Raw materials inventory is the total cost of all component parts currently in stock that have not yet been used in work-in-process or finished goods production.
There are two subcategories of raw materials, which are:
- Direct materials. These are materials incorporated into the final product. For example, this is the wood used to manufacture a cabinet.
- Indirect materials. These are materials not incorporated into the final product, but which are consumed during the production process. For example, this is the lubricant, oils, rags, light bulbs, and so forth consumed in a typical manufacturing facility.
The cost of raw materials on hand as of the balance sheet date appears in the balance sheet as a current asset. Raw materials may be aggregated into a single inventory line item in the balance sheet that also includes the cost of work-in-process and finished goods inventory.
Raw materials of all types are initially recorded into an inventory asset account with a debit to the raw materials inventory account and a credit to the accounts payable account.

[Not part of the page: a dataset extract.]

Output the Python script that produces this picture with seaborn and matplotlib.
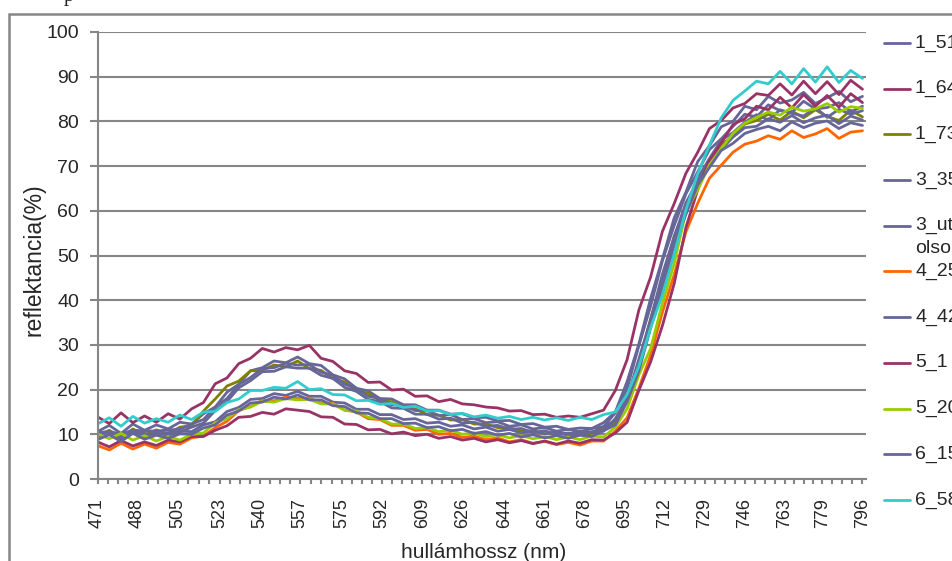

When raw materials are consumed, the accounting treatment varies, depending on their status as direct or indirect materials. The accounting is:
- Direct materials. Debit the work-in-process inventory account and credit the raw materials inventory asset account. Or, if the production process is brief, bypass the work-in-process account and debit the finished goods inventory account instead.
- Indirect materials. Debit the factory overhead account and credit the raw materials inventory asset account. At the end of the month, the ending balance in the overhead account is allocated to the cost of goods sold and ending inventory.
Raw materials may sometimes be declared obsolete, possibly because they are no longer used in company products, or because they have degraded while in storage, and so can no longer be used. If so, they are typically charged directly to the cost of goods sold, with an offsetting credit to the raw materials inventory account.